Innsbrucker Experimentalphysiker haben erstmals dynamische Quantenphasenübergänge in einem Vielteilchensystem im Labor direkt beobachtet. Sie berichten darüber in der Fachzeitschrift Physical Review Letters.
In den letzten Jahren hat das Interesse an Nichtgleichgewichtszuständen in Quantenvielteilchensystemen rasant zugenommen. Angetrieben wurde die Entwicklung durch rasante experimentelle Fortschritte, die es nun unter anderem möglich machen, exotische Phänomene wie Vielteilchen-Lokalisation, Teilchen-Antiteilchen-Bildung und lichtinduzierte Supraleitung zu studieren.
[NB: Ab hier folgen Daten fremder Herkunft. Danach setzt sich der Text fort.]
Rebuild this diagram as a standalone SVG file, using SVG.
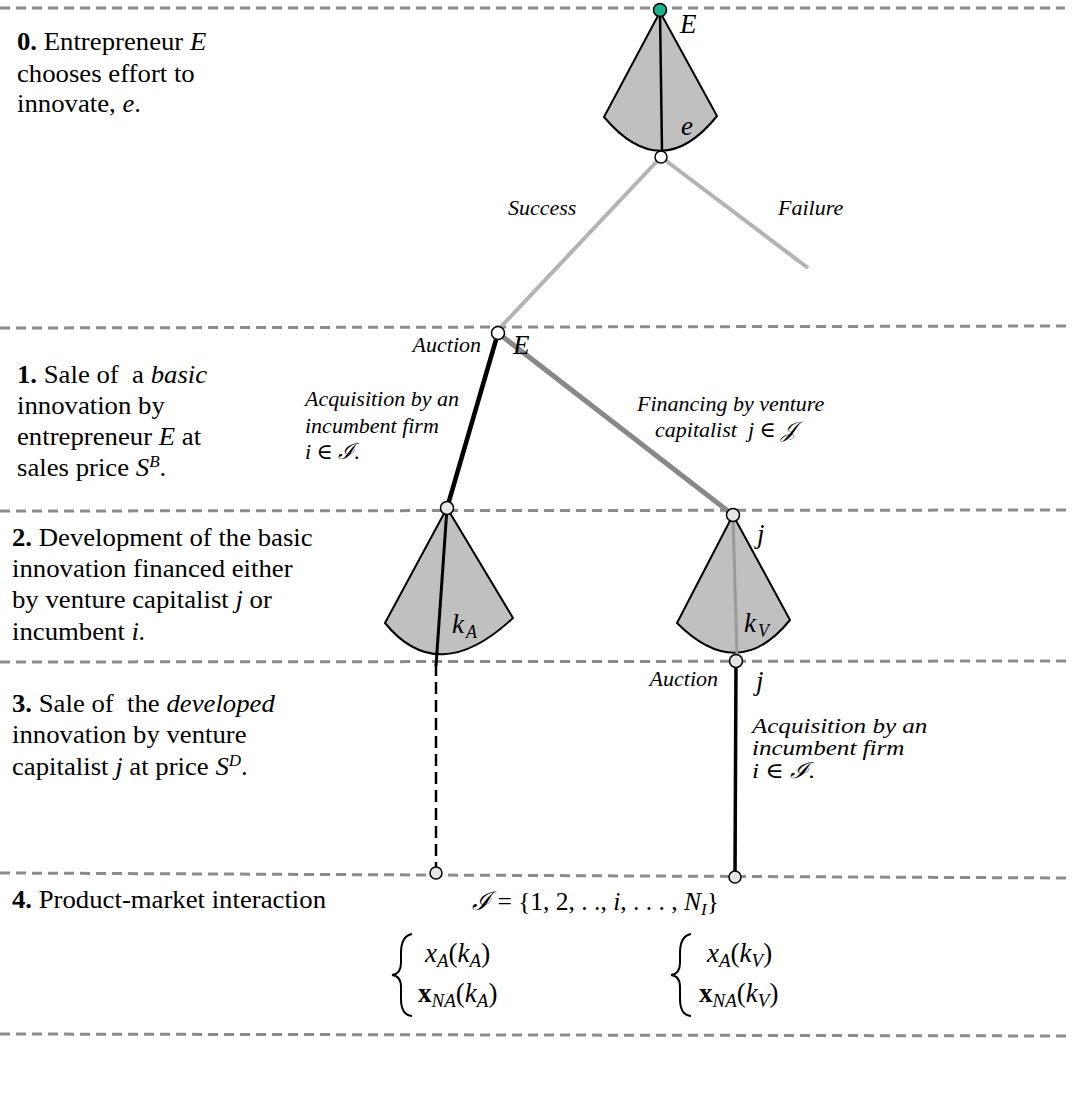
<svg xmlns="http://www.w3.org/2000/svg" width="1075" height="1106" viewBox="0 0 1075 1106">
<style>
.sep{stroke:#8c8c8c;stroke-width:3;stroke-dasharray:10 6;fill:none}
.cone{fill:#c0c0c0;stroke:#000;stroke-width:2;stroke-linejoin:round}
.nd{fill:#fff;stroke:#000;stroke-width:1.5}
.ndg{fill:#e6e6e6;stroke:#000;stroke-width:1.5}
text{font-family:"Liberation Serif","DejaVu Serif",serif;fill:#000}
.step{font-size:25px}
.lab{font-size:22px;font-style:italic}
.it{font-style:italic}
.b{font-weight:bold}
.big{font-size:27px;font-style:italic}
.f{font-size:27px}
.sub{font-size:19px;font-style:italic}
</style>
<rect width="1075" height="1106" fill="#fff"/>
<g id="separators">
<line class="sep" x1="0" y1="8" x2="1065" y2="8"/>
<line class="sep" x1="0" y1="328" x2="1070" y2="326"/>
<line class="sep" x1="0" y1="511" x2="1070" y2="510"/>
<line class="sep" x1="0" y1="662" x2="1070" y2="661"/>
<line class="sep" x1="0" y1="873" x2="1070" y2="878"/>
<line class="sep" x1="0" y1="1034" x2="1070" y2="1036"/>
</g>
<g id="steps" transform="matrix(1.07 0 0 1 0 0)">
<text class="step" x="15.9" y="50"><tspan class="b">0.</tspan> Entrepreneur <tspan class="it">E</tspan></text>
<text class="step" x="15.9" y="82">chooses effort to</text>
<text class="step" x="15.9" y="112">innovate, <tspan class="it">e</tspan>.</text>
<text class="step" x="15.9" y="383"><tspan class="b">1.</tspan> Sale of&#160; a <tspan class="it">basic</tspan></text>
<text class="step" x="15.9" y="414">innovation by</text>
<text class="step" x="15.9" y="445">entrepreneur <tspan class="it">E</tspan> at</text>
<text class="step" x="15.9" y="476">sales price <tspan class="it">S</tspan><tspan class="it" font-size="16" dy="-9">B</tspan><tspan dy="9">.</tspan></text>
<text class="step" x="11.2" y="546"><tspan class="b">2.</tspan> Development of the basic</text>
<text class="step" x="11.2" y="577">innovation financed either</text>
<text class="step" x="11.2" y="608">by venture capitalist <tspan class="it">j</tspan> or</text>
<text class="step" x="11.2" y="640">incumbent <tspan class="it">i.</tspan></text>
<text class="step" x="11.2" y="712"><tspan class="b">3.</tspan> Sale of&#160; the <tspan class="it">developed</tspan></text>
<text class="step" x="11.2" y="743">innovation by venture</text>
<text class="step" x="11.2" y="775">capitalist <tspan class="it">j</tspan> at price <tspan class="it">S</tspan><tspan class="it" font-size="16" dy="-9">D</tspan><tspan dy="9">.</tspan></text>
<text class="step" x="11.2" y="908"><tspan class="b">4.</tspan> Product-market interaction</text>
</g>
<g id="connectors">
<line x1="661" y1="157" x2="497" y2="331" stroke="#b3b3b3" stroke-width="4"/>
<line x1="661" y1="157" x2="808" y2="268" stroke="#b3b3b3" stroke-width="4"/>
<line x1="498" y1="333" x2="447" y2="508" stroke="#000" stroke-width="4.5"/>
<line x1="498" y1="333" x2="733" y2="515" stroke="#888" stroke-width="5"/>
<line x1="436" y1="664" x2="436" y2="873" stroke="#000" stroke-width="2.5" stroke-dasharray="12 6"/>
<line x1="736" y1="661" x2="735" y2="876" stroke="#000" stroke-width="3.5"/>
</g>
<g id="node-E">
<path class="cone" d="M660,12 L604,117 Q661.5,185 717,116 Z"/>
<line x1="660" y1="12" x2="662" y2="151" stroke="#000" stroke-width="2.5"/>
<circle cx="660" cy="10" r="6.5" fill="#19b38c" stroke="#000" stroke-width="1.5"/>
<circle class="nd" cx="661" cy="157" r="6"/>
<text class="big" x="680" y="33">E</text>
<text class="big" x="681" y="135" font-size="24">e</text>
</g>
<g id="labels-success">
<text class="lab" x="508" y="215" font-size="18.5">Success</text>
<text class="lab" x="778" y="215" font-size="19">Failure</text>
</g>
<g id="node-auction1">
<circle class="nd" cx="498" cy="333" r="6.5"/>
<text class="lab" x="481" y="352" text-anchor="end" font-size="21">Auction</text>
<text class="big" x="513" y="354">E</text>
<text class="lab" x="305" y="406" font-size="23">Acquisition by an</text>
<text class="lab" x="305" y="433" font-size="23">incumbent firm</text>
<text class="lab" x="305" y="459" font-size="23">i ∈ ℐ.</text>
<text class="lab" x="637" y="411">Financing by venture</text>
<text class="lab" x="655" y="437">capitalist&#160; j ∈ 𝒥</text>
</g>
<g id="node-kA">
<path class="cone" d="M447,508 L385,623 Q438,688 513,618 Z"/>
<line x1="447" y1="508" x2="436" y2="666" stroke="#000" stroke-width="3"/>
<circle class="ndg" cx="447" cy="508" r="6.5"/>
<text class="big" x="452" y="633" font-size="26">k<tspan font-size="18" dy="5" dx="2">A</tspan></text>
</g>
<g id="node-kV">
<path class="cone" d="M733,515 L677,623 Q738,684 790,620 Z"/>
<line x1="733" y1="515" x2="737" y2="656" stroke="#999" stroke-width="3"/>
<circle class="ndg" cx="733" cy="515" r="6.5"/>
<text class="big" x="757" y="543">j</text>
<text class="big" x="744" y="632" font-size="26">k<tspan font-size="18" dy="5" dx="2">V</tspan></text>
</g>
<g id="node-auction2">
<circle class="ndg" cx="736" cy="661" r="6.5"/>
<text class="lab" x="718" y="686" text-anchor="end" font-size="21">Auction</text>
<text class="big" x="756" y="690">j</text>
<g transform="matrix(1.14 0 0 1 0 0)">
<text class="lab" x="659.6" y="733" font-size="20.5">Acquisition by an</text>
<text class="lab" x="659.6" y="755" font-size="20.5">incumbent firm</text>
<text class="lab" x="659.6" y="778" font-size="20.5">i ∈ ℐ.</text>
</g>
</g>
<g id="terminals">
<circle class="ndg" cx="436" cy="873" r="6"/>
<circle class="ndg" cx="735" cy="877" r="6"/>
<text x="472" y="910" font-size="25.5"><tspan class="it">ℐ</tspan> =  {1, 2, . ., <tspan class="it">i</tspan>, . . . , <tspan class="it">N</tspan><tspan class="it" font-size="17" dy="5">I</tspan><tspan dy="-5">}</tspan></text>
</g>
<g id="payoff-A">
<path d="M412,934 Q401,936 401,953 L401,963 Q401,974 392,975 Q401,976 401,987 L401,999 Q401,1015 412,1016" fill="none" stroke="#000" stroke-width="2"/>
<text class="f" x="425" y="962"><tspan class="it">x</tspan><tspan class="sub" dy="5">A</tspan><tspan dy="-5">(</tspan><tspan class="it">k</tspan><tspan class="sub" dy="5">A</tspan><tspan dy="-5">)</tspan></text>
<text class="f" x="418" y="1002"><tspan class="b">x</tspan><tspan class="sub" dy="5">NA</tspan><tspan dy="-5">(</tspan><tspan class="it">k</tspan><tspan class="sub" dy="5">A</tspan><tspan dy="-5">)</tspan></text>
</g>
<g id="payoff-V">
<path d="M691,934 Q680,936 680,953 L680,963 Q680,974 671,975 Q680,976 680,987 L680,999 Q680,1015 691,1016" fill="none" stroke="#000" stroke-width="2"/>
<text class="f" x="707" y="962"><tspan class="it">x</tspan><tspan class="sub" dy="5">A</tspan><tspan dy="-5">(</tspan><tspan class="it">k</tspan><tspan class="sub" dy="5">V</tspan><tspan dy="-5">)</tspan></text>
<text class="f" x="699" y="1002"><tspan class="b">x</tspan><tspan class="sub" dy="5">NA</tspan><tspan dy="-5">(</tspan><tspan class="it">k</tspan><tspan class="sub" dy="5">V</tspan><tspan dy="-5">)</tspan></text>
</g>
</svg>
Ein weiterer Fortschritt wird allerdings durch die Tatsache behindert, dass derzeit keine einheitliche theoretische Grundlage für das Verständnis dieser dynamischen Phänomene existiert. Die kürzlich vorgeschlagene Theorie der dynamischen Quantenphasenübergänge (DQPTs) könnte diese Lücke nun füllen.
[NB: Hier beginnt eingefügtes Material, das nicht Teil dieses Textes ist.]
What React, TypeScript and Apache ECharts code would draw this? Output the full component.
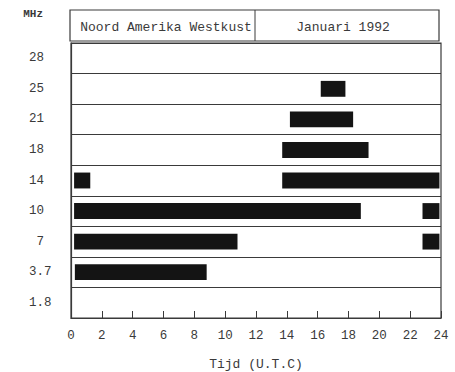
import React, { useEffect, useRef } from "react";
import * as echarts from "echarts";

const categories = ["1.8", "3.7", "7", "10", "14", "18", "21", "25", "28"];
const hourTicks = [0, 2, 4, 6, 8, 10, 12, 14, 16, 18, 20, 22, 24];
const barBands = ["25", "21", "18", "14", "14", "10", "10", "7", "7", "3.7"];
const barStarts = [16.2, 14.2, 13.7, 0.2, 13.7, 0.2, 22.8, 0.2, 22.8, 0.25];
const barEnds = [17.8, 18.3, 19.3, 1.25, 23.9, 18.8, 23.9, 10.8, 23.9, 8.8];
const headerLeft = "Noord Amerika Westkust";
const headerRight = "Januari 1992";
const xTitle = "Tijd (U.T.C)";
const yTitle = "MHz";

const FONT = "'Liberation Mono', 'DejaVu Sans Mono', monospace";
const INK = "#3a3a3a";

export default function App() {
  const ref = useRef<HTMLDivElement>(null);
  useEffect(() => {
    if (!ref.current) return;
    const chart = echarts.init(ref.current, null, { renderer: "svg" });
    const data = barBands.map((b, i) => [barStarts[i], barEnds[i], categories.indexOf(b)]);
    chart.setOption({
      animation: false,
      backgroundColor: "#ffffff",
      grid: {
        left: 71,
        right: 14,
        top: 43,
        bottom: 54,
        containLabel: false,
        outerBoundsMode: "none",
        show: true,
        borderColor: INK,
        borderWidth: 1.2,
      },
      xAxis: {
        type: "value",
        min: 0,
        max: 24,
        interval: 2,
        name: xTitle,
        nameLocation: "middle",
        nameGap: 40,
        nameTextStyle: { fontFamily: FONT, fontSize: 13, color: INK },
        axisLine: { show: true, lineStyle: { color: INK, width: 1.2 } },
        axisTick: { show: true, inside: true, length: 7, lineStyle: { color: INK } },
        axisLabel: {
          fontFamily: FONT,
          fontSize: 12.5,
          color: INK,
          margin: 11,
          formatter: (v: number) => (hourTicks.includes(v) ? String(v) : ""),
        },
        splitLine: { show: false },
      },
      yAxis: {
        type: "category",
        data: categories,
        axisLine: { show: true, lineStyle: { color: INK, width: 1.2 } },
        axisTick: { show: false },
        axisLabel: {
          fontFamily: FONT,
          fontSize: 12.5,
          color: INK,
          align: "left",
          margin: 42,
          padding: [6, 0, 0, 0],
          formatter: (v: string) => (v.length === 1 ? "\u00a0" + v : v),
        },
        splitLine: { show: true, lineStyle: { color: INK, width: 1.2 } },
      },
      graphic: [
        {
          type: "rect",
          shape: { x: 70, y: 10, width: 369, height: 31 },
          style: { fill: "#ffffff", stroke: INK, lineWidth: 1.2 },
        },
        {
          type: "line",
          shape: { x1: 255, y1: 10, x2: 255, y2: 41 },
          style: { stroke: INK, lineWidth: 1 },
        },
        {
          type: "text",
          x: 166,
          y: 27,
          style: {
            text: headerLeft,
            font: `13px ${FONT}`,
            fill: INK,
            align: "center",
            verticalAlign: "middle",
          },
        },
        {
          type: "text",
          x: 343,
          y: 27,
          style: {
            text: headerRight,
            font: `13px ${FONT}`,
            fill: INK,
            align: "center",
            verticalAlign: "middle",
          },
        },
        {
          type: "text",
          x: 43,
          y: 14,
          style: {
            text: yTitle,
            font: `bold 11px ${FONT}`,
            fill: INK,
            align: "right",
            verticalAlign: "middle",
          },
        },
      ],
      series: [
        {
          type: "custom",
          data,
          encode: { x: [0, 1], y: 2 },
          renderItem: (params: any, api: any) => {
            const start = api.coord([api.value(0), api.value(2)]);
            const end = api.coord([api.value(1), api.value(2)]);
            const h = api.size([0, 1])[1] * 0.52;
            return {
              type: "rect",
              shape: { x: start[0], y: start[1] - h / 2, width: end[0] - start[0], height: h },
              style: { fill: "#141414" },
            };
          },
        },
      ],
    });
    return () => chart.dispose();
  }, []);
  return (
    <div
      ref={ref}
      style={{ position: "absolute", left: 0, top: 0, width: 455, height: 372 }}
    />
  );
}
Innsbrucker Physiker um Rainer Blatt und Christian Roos berichten in der Fachzeitschrift Physical Review Letters über die erste experimentelle Beobachtung und eingehende Analyse von dynamischen Quantenphasenübergängen in einem Quantensimulator. Die Forscher nutzten dafür gefangene Ionen in Kombination mit Laserlichtfeldern. Sie verfügen damit über ein Vielteilchensystem, in dem die einzelnen Teilchen und deren Wechselwirkungen sehr exakt kontrolliert werden können. Für das Experiment stellten die Physiker die Wechselwirkungen so ein, dass ein sogenanntes transverses Ising-Modell entsteht, ein Modell von wechselwirkenden Magneten in einem externen Magnetfeld, in dem die Ionen die Rolle der Quantenmagnete übernehmen und Laserlicht die Wechselwirkung zwischen den Magneten und dem externen Feld vermittelt.
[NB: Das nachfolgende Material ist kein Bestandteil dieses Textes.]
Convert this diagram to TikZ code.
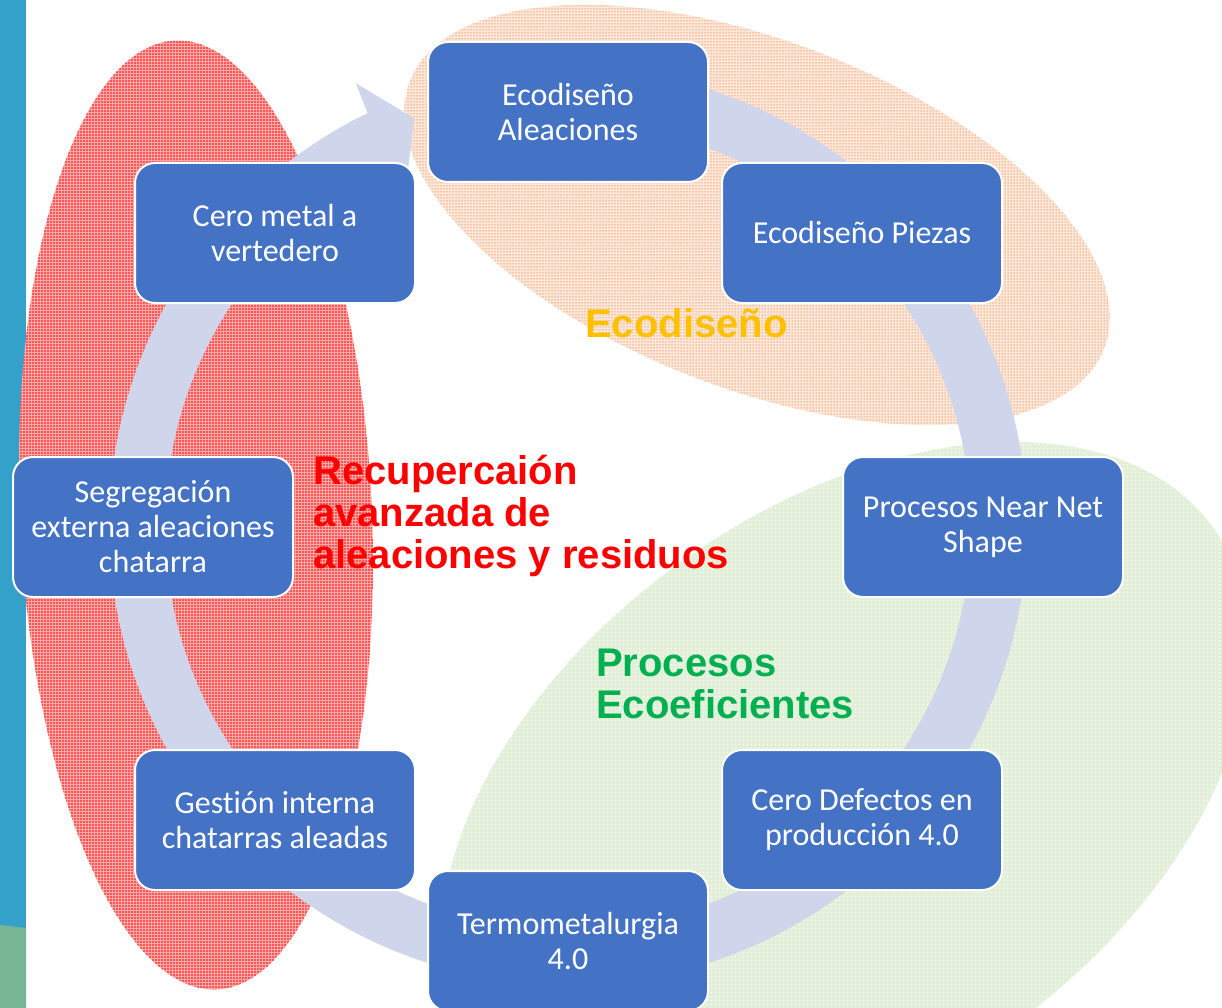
\documentclass[tikz,border=0pt]{standalone}
\usepackage{fontspec}
\setmainfont{Carlito}[Ligatures=NoCommon]
\newfontfamily\labelfont{Liberation Sans}
\usetikzlibrary{patterns.meta}
\definecolor{boxblue}{HTML}{4472C4}
\definecolor{ringc}{HTML}{CFD5EA}
\definecolor{stripblue}{HTML}{33A1C9}
\definecolor{stripgreen}{HTML}{76B695}
\definecolor{ecoorange}{HTML}{FFC000}
\definecolor{procgreen}{HTML}{00B050}
\definecolor{redbase}{HTML}{FFA8A8}
\definecolor{orbase}{HTML}{FCE8DA}
\definecolor{ordot}{HTML}{F2A06A}
\definecolor{grbase}{HTML}{E2EFD9}
\begin{document}
\begin{tikzpicture}[x=1pt,y=-1pt,
  cyclebox/.style={rectangle, rounded corners=20pt, fill=boxblue, draw=white, line width=2pt,
    minimum width=280pt, minimum height=140pt, text=white, align=center,
    font=\fontsize{32}{35}\selectfont, inner sep=4pt},
  biglabel/.style={font=\labelfont\bfseries\fontsize{40}{42}\selectfont, align=left, anchor=west, inner sep=0pt},
  redzone/.style={preaction={fill=redbase}, pattern={Dots[distance=3pt, radius=0.8pt]}, pattern color=red},
  orangezone/.style={preaction={fill=orbase}, pattern={Dots[distance=3pt, radius=0.75pt]}, pattern color=ordot},
  greenzone/.style={preaction={fill=grbase}, pattern={Dots[distance=4pt, radius=0.8pt]}, pattern color=white},
  ringband/.style={fill=ringc}]
\useasboundingbox (0,0) rectangle (1222,1008);
\clip (0,0) rectangle (1222,1008);
\fill[white] (0,0) rectangle (1222,1008);
% left strip
\fill[stripblue] (0,0) rectangle (26,1008);
\fill[stripgreen] (0,925) -- (26,928) -- (26,1008) -- (0,1008) -- cycle;
% zones
\path[redzone] plot[domain=0:360, samples=144]
  ({196+176*cos(\x)*cos(-2.5)-475*sin(\x)*sin(-2.5)},{515+176*cos(\x)*sin(-2.5)+475*sin(\x)*cos(-2.5)}) -- cycle;
\path[orangezone] plot[domain=0:360, samples=144]
  ({757+372*cos(\x)*cos(21)-174*sin(\x)*sin(21)},{215+372*cos(\x)*sin(21)+174*sin(\x)*cos(21)}) -- cycle;
\path[greenzone] plot[domain=0:360, samples=144]
  ({845+455*cos(\x)*cos(-36)-285*sin(\x)*sin(-36)},{795+455*cos(\x)*sin(-36)+285*sin(\x)*cos(-36)}) -- cycle;
% circular arrow
\fill[ringband] plot[domain=-95:244.1, samples=160] ({568+459*cos(\x)},{526+459*sin(\x)})
  -- ({568+491*cos(244.4)},{526+491*sin(244.4)})
  -- ({568+436*cos(249.3)},{526+436*sin(249.3)})
  -- ({568+375*cos(244.4)},{526+375*sin(244.4)})
  -- plot[domain=244.1:-95, samples=160] ({568+403*cos(\x)},{526+403*sin(\x)}) -- cycle;
% boxes
\node[cyclebox] (alea) at (568,112) {Ecodiseño\\Aleaciones};
\node[cyclebox] (piezas) at (862,233) {Ecodiseño Piezas};
\node[cyclebox] (nns) at (983,527) {Procesos Near Net\\Shape};
\node[cyclebox] (defectos) at (862,820) {Cero Defectos en\\producción 4.0};
\node[cyclebox] (termo) at (568,941) {Termometalurgia\\4.0};
\node[cyclebox] (gestion) at (275,820) {Gestión interna\\chatarras aleadas};
\node[cyclebox] (segreg) at (153,527) {Segregación\\externa aleaciones\\chatarra};
\node[cyclebox] (vertedero) at (275,233) {Cero metal a\\vertedero};
% labels
\node[biglabel, text=ecoorange] (lecodis) at (585,323) {Ecodiseño};
\node[biglabel, text=red] (lrecup) at (313,516) {Recupercaión\\avanzada de\\aleaciones y residuos};
\node[biglabel, text=procgreen] (lproc) at (596,684) {Procesos\\Ecoeficientes};
\end{tikzpicture}
\end{document}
Die Forscher präparierten die Quantenmagnete im tiefsten Energieniveau, dem sogenannten Grundzustand, und schalteten unvermittelt das externe Magnetfeld ein. Diese plötzliche Veränderung in der Umgebung der Magnete löste eine zeitliche Dynamik aus, die die Forscher eingehend analysierten. Im Unterschied zu natürlichen Systemen erlaubt der Innsbrucker Quantensimulator die exakte Kontrolle jedes einzelnen Teilchens. Dies ermöglicht es den Wissenschaftlern ihre Messung auf die Grundzustände zu beschränken. Sie fanden ein sehr exotisches Verhalten, das aber von der DQPT-Theorie vorhergesagt wird: Die Magnetisierung der Grundzustände zeigt eine nichtanalytische zeitliche Entwicklung in Form von scharfen Knicken, einer für die Theorie typischen Charakteristik.
Die Arbeit liefert einen neuen Ansatz für die Untersuchung von Nichtgleichgewichtszuständen. Die Ergebnisse werden das Verständnis, die Interpretation und das experimentelle Instrumentarium für zukünftige Studien von dynamischen Quantenphasenübergängen in Vielteilchensystemen stark beeinflussen.